The phone call left a deep impression on Rabbi Silver. Here was one of his first students calling to tell him how much his work meant to the life of another Jew.
“He wanted me to have a little bit of nachas. It was a very special phone call,” Rabbi Silver said.
Back To Israel
After three years the Silvers moved again, this time to Milwaukee, WI where he became the principal of the Hillel Academy day school. It was a big move for him – from a school in Savannah with 90 students to more than 250 in Milwaukee. The community there had been built by the Twerski family. Rabbi Michel Twerski had learned in Chicago and Rabbi Silver’s father zt”l was his first Gemorrah Rebbe. Rabbi Silver became close to him upon moving to Milwaukee.
“Reb Michel was an amazing kiruv person. The shul was dedicated to that concept and I learned a lot from him,” Rabbi Silver said.

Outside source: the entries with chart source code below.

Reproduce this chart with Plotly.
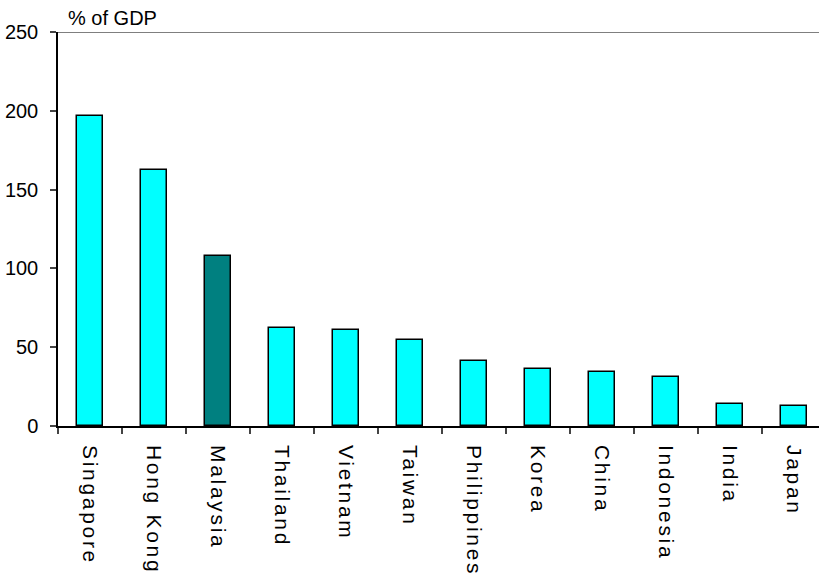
import plotly.graph_objects as go

# Country data, % of GDP
countries = ["Singapore", "Hong Kong", "Malaysia", "Thailand", "Vietnam", "Taiwan",
             "Philippines", "Korea", "China", "Indonesia", "India", "Japan"]
values = [197, 162.5, 108, 62, 61, 54.5, 41.5, 36, 34.5, 31, 14, 13]
highlight = "Malaysia"

y_ticks = [0, 50, 100, 150, 200, 250]

bar_colors = ["#008080" if c == highlight else "#00FFFF" for c in countries]

FONT = "Liberation Sans, Arial, sans-serif"

fig = go.Figure(
    go.Bar(
        x=countries,
        y=values,
        width=0.4,
        marker=dict(color=bar_colors, line=dict(color="#000000", width=1.5)),
        hoverinfo="skip",
    )
)

fig.update_layout(
    width=819,
    height=581,
    margin=dict(l=58, r=0, t=32, b=155),
    paper_bgcolor="white",
    plot_bgcolor="white",
    showlegend=False,
    font=dict(family=FONT, color="#000000", size=20),
    bargap=0,
)

fig.update_xaxes(
    type="category",
    categoryorder="array",
    categoryarray=countries,
    range=[-0.5, 11.39],
    tickson="boundaries",
    ticks="outside",
    ticklen=6,
    tickwidth=1.5,
    tickcolor="#444444",
    tickangle=90,
    tickfont=dict(family=FONT, size=21, color="#000000"),
    ticklabelstandoff=13,
    showline=True,
    linecolor="#000000",
    linewidth=1.5,
    showgrid=False,
    zeroline=False,
    fixedrange=True,
)

fig.update_yaxes(
    range=[0, 250],
    tickmode="array",
    tickvals=y_ticks,
    ticktext=[str(v) for v in y_ticks],
    ticks="outside",
    ticklen=6,
    tickwidth=1.5,
    tickcolor="#444444",
    tickfont=dict(family=FONT, size=20, color="#000000"),
    ticklabelstandoff=8,
    showline=True,
    linecolor="#000000",
    linewidth=1.5,
    showgrid=False,
    zeroline=False,
    fixedrange=True,
)

# Top border line at the axis maximum
fig.add_shape(type="line", xref="paper", yref="y", x0=0, x1=1, y0=250, y1=250,
              line=dict(color="#000000", width=1.2))

# Axis unit label above the plot
fig.add_annotation(text="% of GDP", xref="paper", yref="paper", x=0, y=1,
                   xanchor="left", yanchor="bottom", xshift=8, yshift=1,
                   showarrow=False, font=dict(family=FONT, size=20, color="#000000"))

# Spread out the letters of the category labels
post = """
document.querySelectorAll('.xtick text').forEach(function(t){
  t.style.letterSpacing = '2.7px';
});
"""

fig.write_html("out.html", post_script=post, config={"displayModeBar": False})
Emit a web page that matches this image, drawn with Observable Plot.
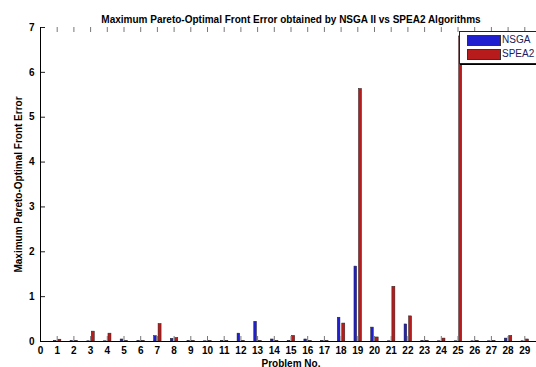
<!DOCTYPE html>
<html>
<head>
<meta charset="utf-8">
<script src="https://cdn.jsdelivr.net/npm/d3@7"></script>
<script src="https://cdn.jsdelivr.net/npm/@observablehq/plot@0.6"></script>
<style>
  html, body { margin: 0; padding: 0; background: #fff; overflow: hidden; }
  #wrap { position: relative; width: 536px; height: 367px; overflow: hidden; font-family: "Liberation Sans", Arial, sans-serif; }
  #chart svg { max-width: none !important; }
  #legend { position: absolute; left: 459px; top: 31px; width: 100px; height: 31px; background: #fff;
            border: 1px solid #222; border-right: none; box-shadow: 1px 1px 0 #000; }
  .sw { position: absolute; left: 7px; width: 32px; height: 9px; border: 1px solid #333; }
  .lt { position: absolute; left: 42px; font-size: 10px; line-height: 10px; color: #202060; }
</style>
</head>
<body>
<div id="wrap">
  <div id="chart"></div>
  <div id="legend">
    <div class="sw" style="top:3px;background:#1f1fcf"></div><div class="lt" style="top:3px">NSGA</div>
    <div class="sw" style="top:17px;background:#b81b1b"></div><div class="lt" style="top:17px">SPEA2</div>
  </div>
</div>
<script>
const titleText = "Maximum Pareto-Optimal Front Error obtained by NSGA II vs SPEA2 Algorithms";
const yLabel = "Maximum Pareto-Optimal Front Error";
const xLabel = "Problem No.";
const problems = [1,2,3,4,5,6,7,8,9,10,11,12,13,14,15,16,17,18,19,20,21,22,23,24,25,26,27,28,29];
const nsga  = [0.01,0.01,0.005,0.005,0.045,0.01,0.12,0.06,0.01,0.005,0.01,0.175,0.44,0.045,0.01,0.045,0.01,0.53,1.67,0.31,0.005,0.38,0.01,0.005,0.005,0.005,0.005,0.065,0.005];
const spea2 = [0.04,0.01,0.22,0.175,0.01,0.01,0.39,0.08,0.01,0.01,0.01,0.01,0.01,0.01,0.125,0.01,0.01,0.40,5.63,0.09,1.22,0.56,0.01,0.065,6.8,0.01,0.01,0.125,0.045];
const xTicks = d3.range(0, 31);
const yTicks = [0,1,2,3,4,5,6,7];
const seriesNames = ["NSGA", "SPEA2"];
const seriesColors = ["#1f1fcf", "#b81b1b"];

const rows = [];
problems.forEach((p, i) => {
  rows.push({problem: p, series: "NSGA", value: nsga[i]});
  rows.push({problem: p, series: "SPEA2", value: spea2[i]});
});
const off = {NSGA: [-0.20, -0.04], SPEA2: [0.07, 0.25]};

const W = 548, H = 367, mL = 40, mR = 7, mT = 27, mB = 26;
const fw = W - mL - mR, fh = H - mT - mB;
const font = "Liberation Sans, Arial, sans-serif";

const chart = Plot.plot({
  width: W, height: H,
  marginLeft: mL, marginRight: mR, marginTop: mT, marginBottom: mB,
  style: {fontFamily: font, background: "white", overflow: "visible", maxWidth: "none"},
  x: {domain: [0, 30]},
  y: {domain: [0, 7]},
  color: {domain: seriesNames, range: seriesColors},
  marks: [
    Plot.rectY(rows, {
      x1: d => d.problem + off[d.series][0],
      x2: d => d.problem + off[d.series][1],
      y1: 0, y2: "value",
      fill: "series", stroke: "#222", strokeWidth: 0.5, clip: true
    }),
    // inward ticks
    Plot.tickX(xTicks, {x: d => d, insetTop: fh - 5, stroke: "#777"}),
    Plot.tickX(xTicks, {x: d => d, insetBottom: fh - 5, stroke: "#777"}),
    Plot.tickY(yTicks, {y: d => d, insetRight: fw - 5, stroke: "#222"}),
    Plot.ruleX([0], {stroke: "#000"}),
    Plot.ruleY([0], {stroke: "#000"}),
    Plot.axisX(xTicks, {tickSize: 0, tickPadding: 5, fontSize: 10, fontWeight: "bold", label: null, fill: "#000"}),
    Plot.axisY(yTicks, {tickSize: 0, tickPadding: 6, fontSize: 10, fontWeight: "bold", label: null, fill: "#000"}),
    Plot.text([titleText], {frameAnchor: "top", dy: -12, fontSize: 10, fontWeight: "bold", fill: "#000"}),
    Plot.text([xLabel], {frameAnchor: "bottom", lineAnchor: "bottom", dy: 25, fontSize: 10, fontWeight: "bold", fill: "#000"}),
    Plot.text([yLabel], {frameAnchor: "left", textAnchor: "middle", dx: -22, rotate: -90, fontSize: 10, fontWeight: "bold", fill: "#000"})
  ]
});
chart.style.maxWidth = "none";
document.getElementById("chart").appendChild(chart);
</script>
</body>
</html>
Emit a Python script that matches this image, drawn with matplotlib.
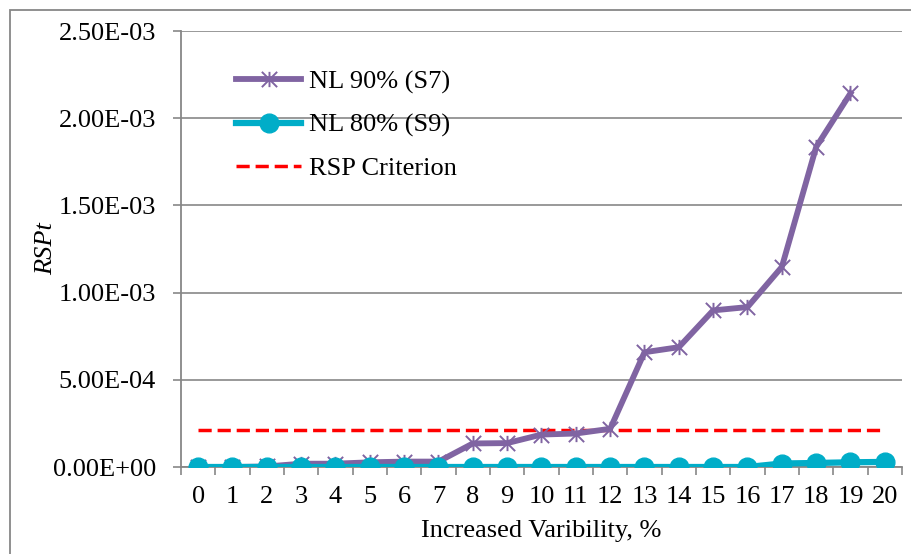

In 1983 after three years in Milwaukee, Rabbi Silver got the phone call of a lifetime from Rabbi Noach Weinberg zt’l. When he was a bochur in Eretz Yisrael, Rabbi Silver had spent much time at Rabbi Weinberg’s Shabbas table. Rabbi Weinberg was now calling to offer him the opportunity to join his new yeshiva, Aish HaTorah. Rabbi Silver jumped at the chance.
In 1983 Aish HaTorah was still young and small. It was growing, but there wasn’t much work yet for Rabbi Silver to do. So he taught a few classes and learned with some of the bochurim. He wondered what he was meant to do in the new yeshiva.
He received his answer one day in August 1985 when Rabbi Weinberg called him into his office. He told Rabbi Silver about a Jewish outreach group called Arachim which was publicizing a new system they had developed for kiruv. They were about to run a seminar to recruit prospective lecturers and Rabbi Weinberg told Rabbi Silver to go.
“I came home and told my wife, ‘Rav Noach wants me to go and listen. I don’t really want to go, but I’ll go and I’ll come home by 2:00 and then we’ll go shopping.’ I came home at 2:00 as I said, but it was 2:00 in the morning! I was totally mesmerized and blown away. I immediately realized that this was the best way to reach people.”
The Arachim course showed how Torah prophecies have come true, and used science, Torah codes and other resources to provide logical proofs to Judaism. Rabbi Silver came back to the yeshiva and told Rabbi Weinberg about the program and his conviction about its power. The Rosh Yeshiva replied with three words, “Run with it!”